Exercise objective. Write out, word for word, every line from the first one through the line that holds "import plotly.graph_objects as go", and nothing else; skip the pictures.
══════════════════════════════
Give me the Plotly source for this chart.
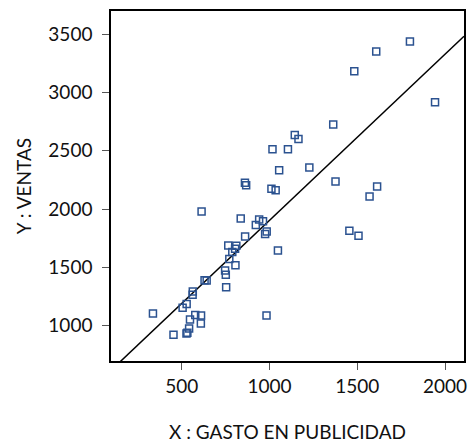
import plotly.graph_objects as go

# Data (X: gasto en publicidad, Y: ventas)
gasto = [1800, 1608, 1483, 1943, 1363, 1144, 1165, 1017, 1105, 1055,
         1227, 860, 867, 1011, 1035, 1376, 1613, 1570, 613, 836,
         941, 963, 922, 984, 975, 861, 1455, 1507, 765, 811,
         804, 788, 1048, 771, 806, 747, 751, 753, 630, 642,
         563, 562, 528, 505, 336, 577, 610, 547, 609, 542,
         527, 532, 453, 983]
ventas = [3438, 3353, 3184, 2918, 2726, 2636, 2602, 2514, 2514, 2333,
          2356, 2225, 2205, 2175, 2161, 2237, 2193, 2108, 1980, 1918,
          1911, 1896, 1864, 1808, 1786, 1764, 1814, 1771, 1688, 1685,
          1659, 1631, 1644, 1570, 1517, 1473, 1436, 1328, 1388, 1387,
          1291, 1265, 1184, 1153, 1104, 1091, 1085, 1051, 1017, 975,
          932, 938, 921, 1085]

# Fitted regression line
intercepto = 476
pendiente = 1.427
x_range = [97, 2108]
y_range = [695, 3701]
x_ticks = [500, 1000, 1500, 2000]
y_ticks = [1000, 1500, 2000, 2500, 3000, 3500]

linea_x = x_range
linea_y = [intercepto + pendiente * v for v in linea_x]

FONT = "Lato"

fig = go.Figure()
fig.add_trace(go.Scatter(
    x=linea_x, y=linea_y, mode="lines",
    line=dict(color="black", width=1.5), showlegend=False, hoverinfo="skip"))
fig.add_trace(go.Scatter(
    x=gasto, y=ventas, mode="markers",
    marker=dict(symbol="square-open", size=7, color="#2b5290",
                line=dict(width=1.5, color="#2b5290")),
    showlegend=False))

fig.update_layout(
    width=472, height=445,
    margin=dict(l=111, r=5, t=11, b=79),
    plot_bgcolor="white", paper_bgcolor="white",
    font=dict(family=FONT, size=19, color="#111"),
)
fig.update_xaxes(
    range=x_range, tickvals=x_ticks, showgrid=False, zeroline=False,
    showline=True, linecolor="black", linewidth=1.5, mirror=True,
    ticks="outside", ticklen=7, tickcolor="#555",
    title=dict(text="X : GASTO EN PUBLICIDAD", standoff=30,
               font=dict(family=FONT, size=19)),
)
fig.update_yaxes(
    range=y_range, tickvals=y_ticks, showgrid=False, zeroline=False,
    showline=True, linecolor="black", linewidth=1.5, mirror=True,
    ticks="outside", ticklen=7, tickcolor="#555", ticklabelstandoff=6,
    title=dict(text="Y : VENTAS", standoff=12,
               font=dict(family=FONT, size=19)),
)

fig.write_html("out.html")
══════════════════════════════
Result of this exercise.
Give me the Plotly source for this chart.
import plotly.graph_objects as go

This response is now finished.